After an emotional day and some meditation, slowly my old passphrase came back to me and I was able to decrypt one of my disk images. I was able to rescue my PGP keys and from there I was able to recover everything I had.

I plan to get a bit more serious about distributing copies of my PGP key since I use it so widely. With my PGP key I should be able to always recover everything since I keep all my other key material encrypted with it. Instead of a single USB drive in a safe deposit box, I want to keep two identical USB keys, one at home and one in the box. When I want to update the data, I will update the one at home, swap it with the one in the box, and update the second one and keep it at home until the next update is needed.

I have also gotten more serious about automatic backup. Turns out that NixOS already comes with a tarsnap system service. All that one has to do is place one’s write-only tarsnap key in the appropriate place and specify which directories to back up. I am hoping to make system recovery even easier by also backing up my ~/.nix-profile/manifest.nix, /root/.nix-profile/manifest.nix,/nix/var/nix/profiles/default/manifest.nix, /nix/var/nix/profiles/per-user/*/profile/manifest.nix, /etc/nixos and /var/lib.There are probably a few more things I should back up, like my user profiles, but I am not yet sure how best to do that.

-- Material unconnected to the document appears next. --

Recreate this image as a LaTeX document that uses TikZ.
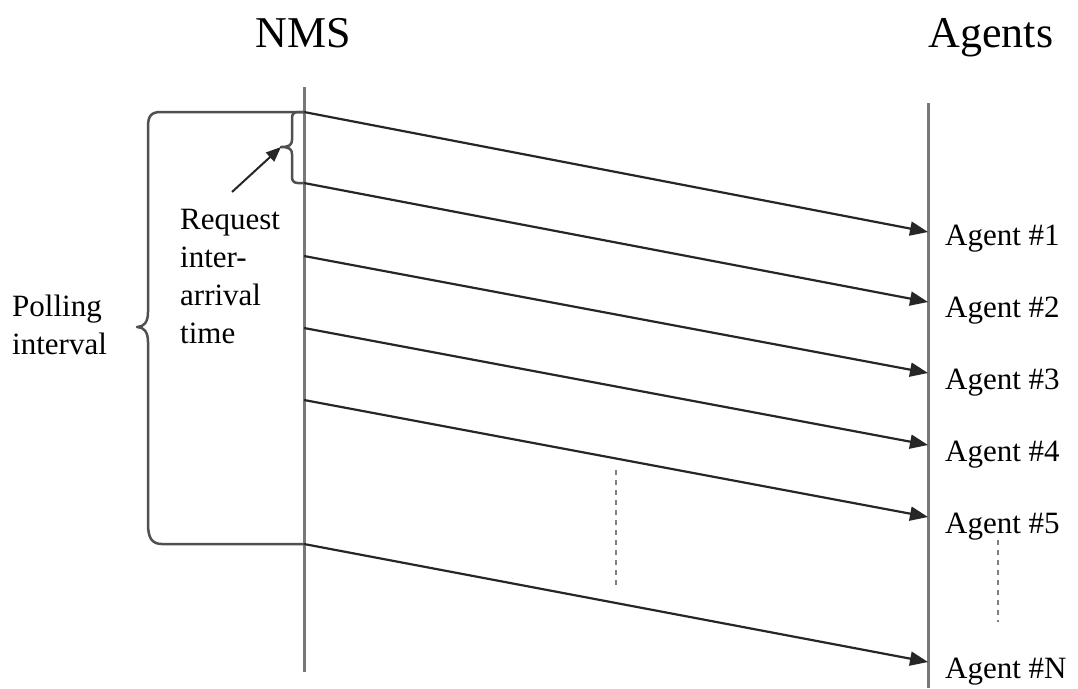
\documentclass[tikz,border=0pt]{standalone}
\usepackage{fontspec}
\setmainfont{Liberation Serif}
\usetikzlibrary{arrows.meta}
\definecolor{lifeline}{RGB}{120,120,120}
\definecolor{bracegray}{RGB}{80,80,80}
\begin{document}
\begin{tikzpicture}[x=1pt,y=-1pt,
  lifelinestyle/.style={draw=lifeline,line width=3pt},
  bracestyle/.style={draw=bracegray,line width=2.5pt,line join=round},
  msg/.style={draw=black!85,line width=2.2pt,-{Triangle[length=18pt,width=14pt]}},
  dotsline/.style={draw=gray,line width=2.2pt,dash pattern=on 5pt off 5pt},
  title/.style={font=\fontsize{44}{52}\selectfont,inner sep=0pt,anchor=base},
  agentlabel/.style={font=\fontsize{31}{37}\selectfont,inner sep=0pt,anchor=base west},
  note/.style={font=\fontsize{31}{38}\selectfont,inner sep=0pt,anchor=north west,align=left}]
\useasboundingbox (0,0) rectangle (1078,688);

% titles
\node[title] (nms) at (303,47) {NMS};
\node[title] (agents) at (991,47) {Agents};

% lifelines
\coordinate (nmstop) at (304,87);
\coordinate (nmsbot) at (304,672);
\coordinate (agtop) at (928,103);
\coordinate (agbot) at (928,688);
\draw[lifelinestyle] (nmstop) -- (nmsbot);
\draw[lifelinestyle] (agtop) -- (agbot);

% request start points on the NMS line
\coordinate (s1) at (304,112);
\coordinate (s2) at (304,183);
\coordinate (s3) at (304,256);
\coordinate (s4) at (304,328);
\coordinate (s5) at (304,400);
\coordinate (sN) at (304,544);

% arrival points on the agents line
\coordinate (e1) at (928,232);
\coordinate (e2) at (928,302);
\coordinate (e3) at (928,373);
\coordinate (e4) at (928,445);
\coordinate (e5) at (928,517);
\coordinate (eN) at (928,662);

% agent labels
\node[agentlabel] (a1) at (945,245) {Agent \#1};
\node[agentlabel] (a2) at (945,317) {Agent \#2};
\node[agentlabel] (a3) at (945,389) {Agent \#3};
\node[agentlabel] (a4) at (945,461) {Agent \#4};
\node[agentlabel] (a5) at (945,533) {Agent \#5};
\node[agentlabel] (aN) at (945,678) {Agent \#N};

% polling requests
\draw[msg] (s1) -- (e1);
\draw[msg] (s2) -- (e2);
\draw[msg] (s3) -- (e3);
\draw[msg] (s4) -- (e4);
\draw[msg] (s5) -- (e5);
\draw[msg] (sN) -- (eN);

% omitted requests / agents
\coordinate (d1a) at (616,470);
\coordinate (d1b) at (616,590);
\coordinate (d2a) at (998,540);
\coordinate (d2b) at (998,622);
\draw[dotsline] (d1a) -- (d1b);
\draw[dotsline] (d2a) -- (d2b);

% polling interval brace
\coordinate (ptip) at (137,327);
\draw[bracestyle] (s1) -- (161,112) .. controls (151,112) and (148,116) .. (148,127)
  -- (148,312) .. controls (148,322) and (144,327) .. (ptip)
  .. controls (144,327) and (148,332) .. (148,342)
  -- (148,524) .. controls (148,538) and (152,544) .. (162,544) -- (sN);

% inter-arrival brace
\coordinate (rtip) at (281,147);
\draw[bracestyle] (s1) -- (298,112) .. controls (294,112) and (292,114) .. (292,118)
  -- (292,140) .. controls (292,145) and (289,147) .. (rtip)
  .. controls (289,147) and (292,149) .. (292,154)
  -- (292,177) .. controls (292,181) and (294,183) .. (298,183) -- (s2);

% labels
\node[note] (req) at (180,209) {Request\\inter-\\arrival\\time};
\node[note] (poll) at (12,295) {Polling\\interval};
\coordinate (reqarrow) at (232,192);
\draw[draw=black!85,line width=2pt,-{Triangle[length=15pt,width=12pt]}] (reqarrow) -- (rtip);
\end{tikzpicture}
\end{document}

I also want to restart my programme of escrow for my passwords in case something happens to me. I need to improve my documentation of password list to make it easier for others to use. I will use ssss to split my master password and distribute among my escrow agents. The nice thing about public-key cryptography is that I can assign escrow agents without requiring anything from them beyond the fact that they already possess and use PGP keys. I do not even need to inform them that they are my escrow agents. The encrypted components will be stored on my USB drive in the safe deposit box.

Overall, I am glad to have narrowly avoid disaster and have definitely learned some lessons. Check your backup policy everyone!